# Listing start

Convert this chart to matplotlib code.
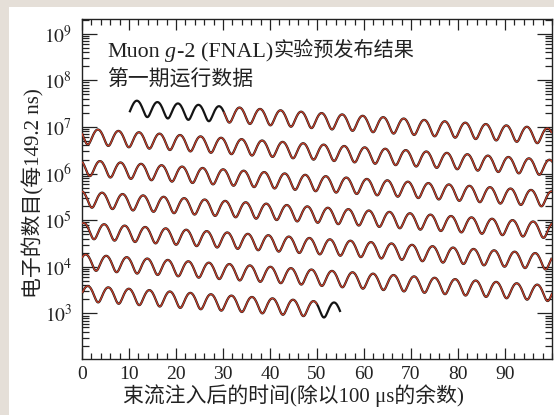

# Listing end
# Listing start

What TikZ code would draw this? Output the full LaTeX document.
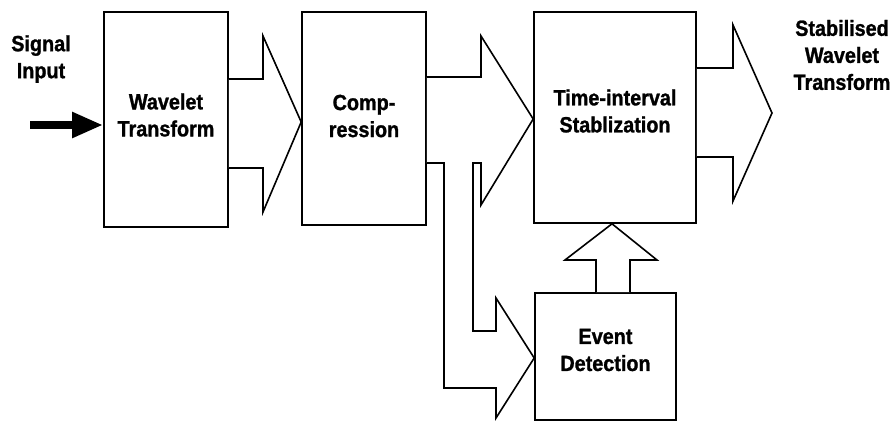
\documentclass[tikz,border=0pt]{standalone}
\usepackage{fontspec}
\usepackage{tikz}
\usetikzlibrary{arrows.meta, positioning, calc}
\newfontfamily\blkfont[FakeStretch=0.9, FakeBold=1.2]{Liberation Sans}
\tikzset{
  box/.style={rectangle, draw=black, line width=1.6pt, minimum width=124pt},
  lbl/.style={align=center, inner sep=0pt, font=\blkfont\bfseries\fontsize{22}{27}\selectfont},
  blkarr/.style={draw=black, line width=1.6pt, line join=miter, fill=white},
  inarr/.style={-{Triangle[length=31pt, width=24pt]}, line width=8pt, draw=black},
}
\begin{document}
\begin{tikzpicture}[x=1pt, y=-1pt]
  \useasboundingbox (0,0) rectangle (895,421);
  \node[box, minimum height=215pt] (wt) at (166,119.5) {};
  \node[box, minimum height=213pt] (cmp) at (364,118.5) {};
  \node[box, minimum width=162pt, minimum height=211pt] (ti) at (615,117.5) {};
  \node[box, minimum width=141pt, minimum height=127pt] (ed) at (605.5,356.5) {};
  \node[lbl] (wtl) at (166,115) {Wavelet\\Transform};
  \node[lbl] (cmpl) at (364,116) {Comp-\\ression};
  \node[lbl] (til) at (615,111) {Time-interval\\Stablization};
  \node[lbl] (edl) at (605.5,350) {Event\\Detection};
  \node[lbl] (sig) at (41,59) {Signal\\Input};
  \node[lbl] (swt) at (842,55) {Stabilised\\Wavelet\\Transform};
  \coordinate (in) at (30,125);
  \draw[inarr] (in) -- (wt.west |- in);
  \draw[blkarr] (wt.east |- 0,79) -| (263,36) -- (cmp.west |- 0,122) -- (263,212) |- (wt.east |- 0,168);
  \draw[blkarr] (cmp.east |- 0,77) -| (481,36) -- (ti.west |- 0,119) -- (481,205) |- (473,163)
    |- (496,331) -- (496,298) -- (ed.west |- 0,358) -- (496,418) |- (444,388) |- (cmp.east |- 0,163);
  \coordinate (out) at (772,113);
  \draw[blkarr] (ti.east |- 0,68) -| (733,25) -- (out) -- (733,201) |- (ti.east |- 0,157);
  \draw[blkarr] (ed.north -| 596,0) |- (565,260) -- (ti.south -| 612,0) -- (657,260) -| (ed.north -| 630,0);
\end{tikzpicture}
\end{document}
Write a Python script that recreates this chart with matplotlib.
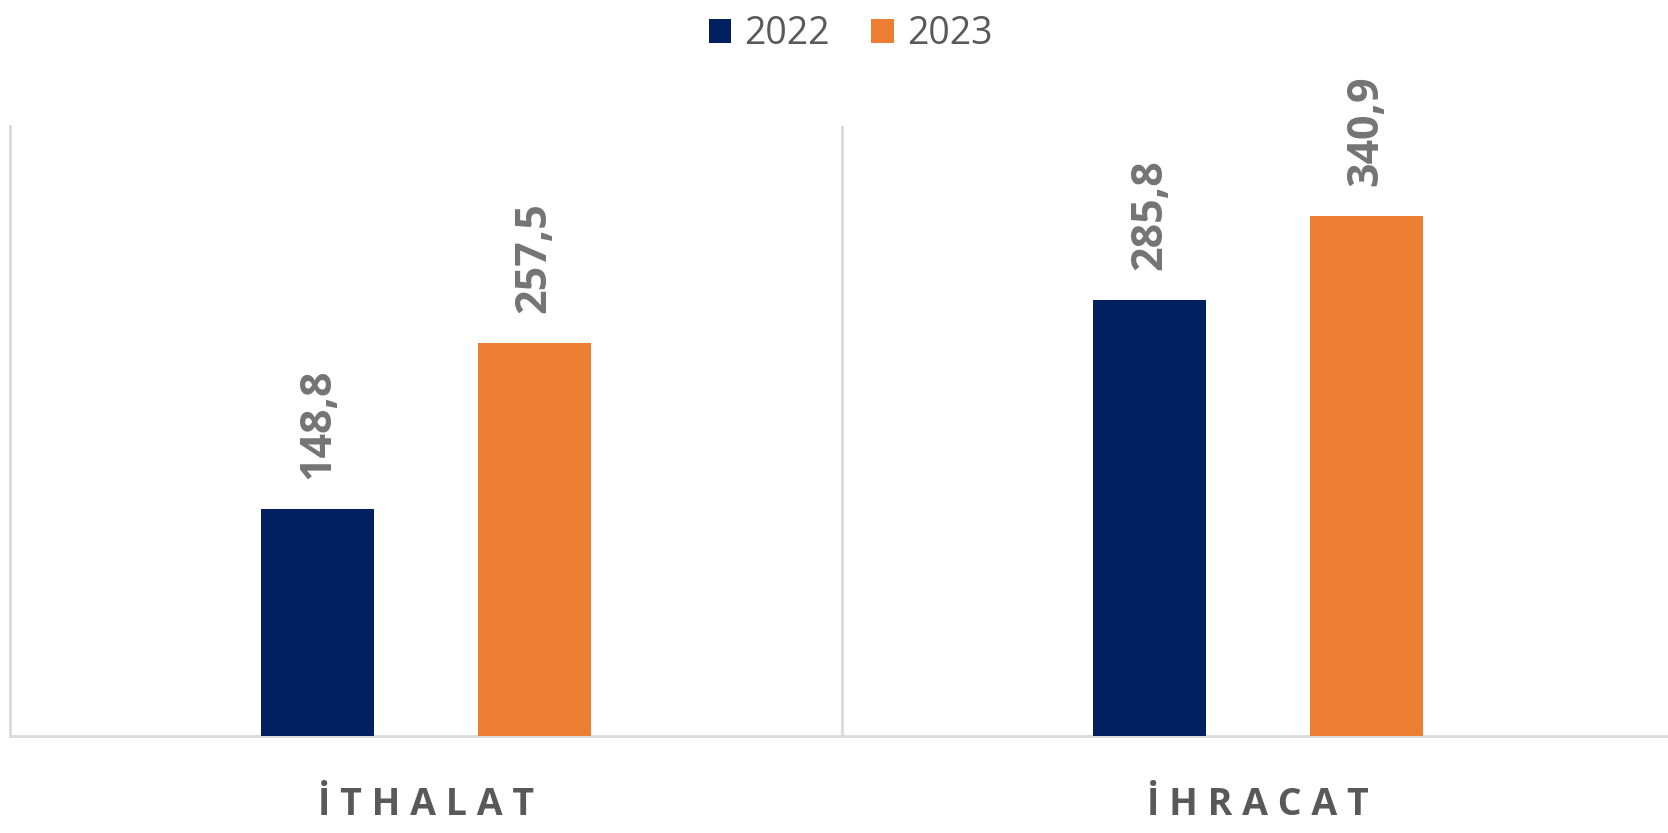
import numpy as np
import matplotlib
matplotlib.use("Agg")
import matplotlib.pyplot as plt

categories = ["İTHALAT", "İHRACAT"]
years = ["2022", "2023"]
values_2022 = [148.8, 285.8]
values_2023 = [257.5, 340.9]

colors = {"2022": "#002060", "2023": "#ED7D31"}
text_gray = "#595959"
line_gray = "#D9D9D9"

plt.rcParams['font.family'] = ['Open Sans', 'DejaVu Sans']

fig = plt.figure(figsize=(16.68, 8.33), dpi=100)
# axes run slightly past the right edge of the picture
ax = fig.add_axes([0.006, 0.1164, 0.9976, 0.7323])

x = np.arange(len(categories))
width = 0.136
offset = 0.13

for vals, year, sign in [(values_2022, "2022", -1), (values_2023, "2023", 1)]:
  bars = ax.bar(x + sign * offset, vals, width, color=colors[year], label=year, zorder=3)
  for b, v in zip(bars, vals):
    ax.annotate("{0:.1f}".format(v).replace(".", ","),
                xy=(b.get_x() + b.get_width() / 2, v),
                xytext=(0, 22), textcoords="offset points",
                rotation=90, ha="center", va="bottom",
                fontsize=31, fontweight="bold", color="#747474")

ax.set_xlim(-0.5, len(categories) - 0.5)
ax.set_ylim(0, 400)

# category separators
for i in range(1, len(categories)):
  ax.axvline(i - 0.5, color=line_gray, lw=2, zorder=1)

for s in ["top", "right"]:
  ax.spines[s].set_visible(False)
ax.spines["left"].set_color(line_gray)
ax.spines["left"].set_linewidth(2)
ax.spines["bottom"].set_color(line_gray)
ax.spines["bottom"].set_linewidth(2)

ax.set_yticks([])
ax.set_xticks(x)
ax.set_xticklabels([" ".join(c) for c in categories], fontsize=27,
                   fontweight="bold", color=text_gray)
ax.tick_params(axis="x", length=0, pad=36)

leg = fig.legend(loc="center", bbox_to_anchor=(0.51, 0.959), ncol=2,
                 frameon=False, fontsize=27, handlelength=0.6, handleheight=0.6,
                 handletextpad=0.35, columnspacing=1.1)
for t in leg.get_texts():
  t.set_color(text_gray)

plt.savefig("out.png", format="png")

# Listing end

▶ _Stated task_
Pick out the lines containing the string "chart".

▶ _Solution_
Convert this chart to matplotlib code.
Write a Python script that recreates this chart with matplotlib.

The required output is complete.